Après une chirurgie buccale, les aliments liquides ou semi liquides sont recommandés pour éviter de blesser les tissus de la zone opérée et pour limiter la douleur au moment des repas. Les chercheurs ont découvert que certains de ces aliments pourraient apporter des bienfaits insoupçonnés sur le plan de la régénération des tissus buccaux.
Mahmoud Rouabhia, Dounia Rouabhia, Hyun Jin Park et Luc Giasson, de la Faculté de médecine dentaire et du Groupe de recherche en écologie buccale, et Ze Zhang, de la Faculté de médecine, arrivent à ce constat après avoir réalisé l’expérience suivante. Pour simuler ce qui survient lors d’un repas après une chirurgie buccale, ils ont exposé pendant 10 minutes des cellules épithéliales de gencive cultivées in vitro à trois aliments liquides: du jus d’orange, du yogourt à boire ou un substitut de repas liquide. «Nous avons retenu ces trois aliments parce qu’ils figurent dans le guide d’alimentation postopératoire en chirurgie buccale et maxillofaciale», précise le responsable de l’étude, Mahmoud Rouabhia.
Après 24 heures d’incubation à la température du corps humain, les cellules épithéliales exposées aux aliments liquides produisent davantage de kératine 5, 14 et 19 que celles des cultures témoins. «En général, ces protéines sont produites par des cellules jeunes, en bon état, qui sont en phase de prolifération», précise Mahmoud Rouabhia. Les cellules exposées synthétisent également plus d’interleukine 6, ce qui suggère qu’un processus inflammatoire lié à la régénération des tissus a été enclenché. Elles produisent aussi plus de ß-défensine 2, une molécule antimicrobienne, ce qui porte à croire que les fonctions immunitaires de ces cellules ont été stimulées. «Il s’agit d’une réaction souhaitable étant donné que la cavité buccale contient des centaines d’espèces microbiennes et que les cellules épithéliales sont la première ligne de défense de l’organisme.»

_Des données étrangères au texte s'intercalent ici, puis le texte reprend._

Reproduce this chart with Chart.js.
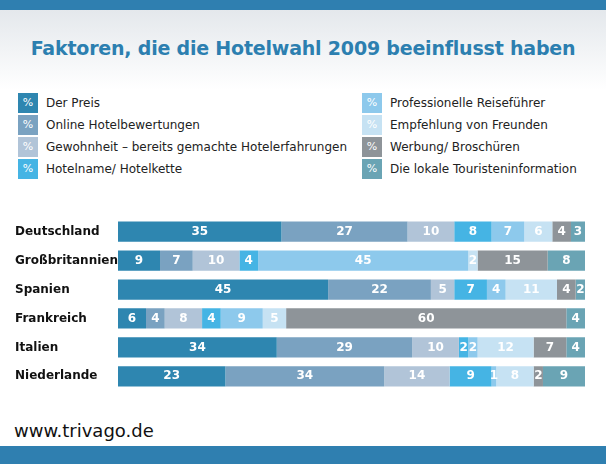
<!DOCTYPE html>
<html><head><meta charset="utf-8">
<script src="https://cdn.jsdelivr.net/npm/chart.js@4"></script>
<style>
body{margin:0;width:606px;height:464px;position:relative;overflow:hidden;background:#fff;font-family:"DejaVu Sans",Verdana,sans-serif}
#top{position:absolute;left:0;top:0;width:606px;height:10px;background:#2f7fb0}
#bg{position:absolute;left:0;top:10px;width:606px;height:80px;background:linear-gradient(#e4e8ec,#fff)}
h1{position:absolute;left:0;width:606px;top:37px;margin:0;text-align:center;font-size:19px;color:#2c7fb0;font-weight:bold;letter-spacing:-0.2px}
.leg{position:absolute;font-size:12px;color:#222}
.leg div{height:22px;display:flex;align-items:center}
.leg span{display:inline-block;width:20px;height:20px;color:#fff;font-size:11px;text-align:center;line-height:20px;margin-right:8px}
#foot{position:absolute;left:14px;top:420px;font-size:18px;color:#111}
#bot{position:absolute;left:0;top:446px;width:606px;height:18px;background:#2f7fb0}
#wrap{position:absolute;left:0;top:206px;width:600px;height:196px}
</style></head><body>
<div id="top"></div><div id="bg"></div>
<h1>Faktoren, die die Hotelwahl 2009 beeinflusst haben</h1>
<div class="leg" id="l1" style="left:18px;top:92px"></div>
<div class="leg" id="l2" style="left:362px;top:92px"></div>
<div id="wrap"><canvas id="c"></canvas></div>
<div id="foot">www.trivago.de</div>
<div id="bot"></div>
<script>
let countries = ["Deutschland", "Großbritannien", "Spanien", "Frankreich", "Italien", "Niederlande"];
let factors = ["Der Preis", "Online Hotelbewertungen", "Gewohnheit – bereits gemachte Hotelerfahrungen", "Hotelname/ Hotelkette",
  "Professionelle Reiseführer", "Empfehlung von Freunden", "Werbung/ Broschüren", "Die lokale Touristeninformation"];
let preis = [35, 9, 45, 6, 34, 23];
let online = [27, 7, 22, 4, 29, 34];
let gewohnheit = [10, 10, 5, 8, 10, 14];
let hotelname = [8, 4, 7, 4, 2, 9];
let reisefuehrer = [7, 45, 4, 9, 2, 1];
let freunde = [6, 2, 11, 5, 12, 8];
let werbung = [4, 15, 4, 60, 7, 2];
let touristinfo = [3, 8, 2, 4, 4, 9];
let colors = ["#2e86b0", "#7aa2c1", "#b1c4d8", "#45b4e4", "#8dc9ec", "#c6e2f3", "#8e9499", "#6aa4b4"];

let series = [preis, online, gewohnheit, hotelname, reisefuehrer, freunde, werbung, touristinfo];

// LEGEND
factors.forEach((f, i) => {
  let d = document.createElement("div");
  d.innerHTML = `<span style="background:${colors[i]}">%</span>${f}`;
  document.getElementById(i < 4 ? "l1" : "l2").appendChild(d);
});

// VALUE LABELS
let labelsPlugin = {
  id: "vals",
  afterDatasetsDraw(chart) {
    let ctx = chart.ctx;
    ctx.save();
    ctx.font = "bold 12px 'DejaVu Sans'";
    ctx.fillStyle = "#fff";
    ctx.textAlign = "center";
    ctx.textBaseline = "middle";
    chart.data.datasets.forEach((ds, i) => {
      chart.getDatasetMeta(i).data.forEach((bar, j) => {
        ctx.fillText(ds.data[j], (bar.x + bar.base) / 2, bar.y);
      });
    });
    ctx.restore();
  }
};

new Chart(document.getElementById("c"), {
  type: "bar",
  data: {
    labels: countries,
    datasets: series.map((s, i) => ({ label: factors[i], data: s, backgroundColor: colors[i], barPercentage: 0.7, categoryPercentage: 1 }))
  },
  options: {
    indexAxis: "y",
    responsive: true,
    maintainAspectRatio: false,
    animation: false,
    layout: { padding: { left: 15, right: 15 } },
    plugins: { legend: { display: false }, tooltip: { enabled: false } },
    scales: {
      x: { stacked: true, min: 0, max: 100, display: false },
      y: {
        stacked: true,
        grid: { display: false },
        border: { display: false },
        ticks: { color: "#111", font: { size: 12, weight: "bold", family: "DejaVu Sans" }, crossAlign: "far", padding: 4 },
        afterFit(a) { a.width = 103; }
      }
    }
  },
  plugins: [labelsPlugin]
});
</script>
</body></html>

Pour compléter leur étude, les chercheurs ont provoqué une déchirure dans une couche d’épithélium gingival et ils ont observé ce qui survenait dans les 48 heures suivantes. Résultat? Les cultures exposées à un aliment liquide produisent davantage de filaments d’actine, ce qui suggère une plus forte migration cellulaire favorisant la fermeture de la plaie.

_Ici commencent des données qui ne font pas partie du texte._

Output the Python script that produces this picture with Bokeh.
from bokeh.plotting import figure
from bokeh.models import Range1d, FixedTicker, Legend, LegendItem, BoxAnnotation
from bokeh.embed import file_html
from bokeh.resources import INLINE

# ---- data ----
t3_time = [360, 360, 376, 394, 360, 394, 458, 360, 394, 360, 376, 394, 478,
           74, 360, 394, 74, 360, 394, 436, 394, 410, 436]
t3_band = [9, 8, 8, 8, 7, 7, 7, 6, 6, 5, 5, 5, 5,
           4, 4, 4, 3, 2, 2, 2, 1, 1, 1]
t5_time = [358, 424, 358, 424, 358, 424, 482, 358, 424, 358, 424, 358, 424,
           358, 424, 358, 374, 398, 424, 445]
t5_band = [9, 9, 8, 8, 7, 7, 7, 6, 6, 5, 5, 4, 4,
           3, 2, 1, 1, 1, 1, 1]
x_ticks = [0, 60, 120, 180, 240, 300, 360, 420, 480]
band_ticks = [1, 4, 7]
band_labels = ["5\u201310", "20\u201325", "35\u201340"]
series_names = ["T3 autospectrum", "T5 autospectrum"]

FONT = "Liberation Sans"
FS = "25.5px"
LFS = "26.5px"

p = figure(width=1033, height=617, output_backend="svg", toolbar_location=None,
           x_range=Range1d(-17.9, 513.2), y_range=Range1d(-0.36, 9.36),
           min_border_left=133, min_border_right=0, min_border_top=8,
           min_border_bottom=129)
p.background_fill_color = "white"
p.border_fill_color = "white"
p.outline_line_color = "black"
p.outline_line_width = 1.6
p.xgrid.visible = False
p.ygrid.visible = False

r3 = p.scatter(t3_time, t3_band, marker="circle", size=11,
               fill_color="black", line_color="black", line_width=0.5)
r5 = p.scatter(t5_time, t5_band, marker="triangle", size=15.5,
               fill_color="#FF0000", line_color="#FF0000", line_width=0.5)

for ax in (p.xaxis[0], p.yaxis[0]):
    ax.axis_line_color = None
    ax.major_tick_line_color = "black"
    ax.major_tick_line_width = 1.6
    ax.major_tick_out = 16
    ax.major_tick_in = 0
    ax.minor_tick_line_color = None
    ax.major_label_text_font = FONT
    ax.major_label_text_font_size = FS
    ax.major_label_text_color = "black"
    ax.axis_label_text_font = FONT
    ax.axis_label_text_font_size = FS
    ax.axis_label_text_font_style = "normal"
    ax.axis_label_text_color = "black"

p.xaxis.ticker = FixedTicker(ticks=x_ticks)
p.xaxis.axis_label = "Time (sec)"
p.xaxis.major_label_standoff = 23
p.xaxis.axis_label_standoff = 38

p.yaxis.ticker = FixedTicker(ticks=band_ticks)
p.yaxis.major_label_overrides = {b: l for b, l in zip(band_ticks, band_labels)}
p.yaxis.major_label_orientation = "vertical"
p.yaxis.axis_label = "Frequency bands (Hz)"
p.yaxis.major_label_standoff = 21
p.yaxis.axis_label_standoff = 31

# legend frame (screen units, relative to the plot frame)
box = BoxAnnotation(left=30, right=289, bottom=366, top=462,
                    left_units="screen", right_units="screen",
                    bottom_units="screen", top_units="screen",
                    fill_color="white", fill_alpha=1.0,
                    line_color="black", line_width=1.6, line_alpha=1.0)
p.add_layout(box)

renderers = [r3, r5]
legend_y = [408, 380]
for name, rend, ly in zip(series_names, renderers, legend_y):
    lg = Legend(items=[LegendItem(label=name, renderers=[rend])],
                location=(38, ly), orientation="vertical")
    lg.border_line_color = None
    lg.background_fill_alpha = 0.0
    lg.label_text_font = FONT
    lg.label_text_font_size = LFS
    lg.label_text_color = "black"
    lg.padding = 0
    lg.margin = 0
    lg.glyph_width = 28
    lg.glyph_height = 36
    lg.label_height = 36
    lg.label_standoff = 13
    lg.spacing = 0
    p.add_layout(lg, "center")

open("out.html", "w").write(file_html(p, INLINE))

Chaque aliment testé avait ses forces, mais les différences n’étaient pas très marquées, souligne le professeur Rouabhia. «Je ne peux pas dire qu’un aliment est préférable aux deux autres. Par ailleurs, il est possible que d’autres aliments produisent des effets encore plus intéressants sur la régénération de l’épithélium buccal, mais il fallait bien commencer quelque part. Nous voulons maintenant déterminer quelles composantes de ces aliments sont responsables des effets observés pour aider les cliniciens à faire les meilleures recommandations possible à leurs patients.»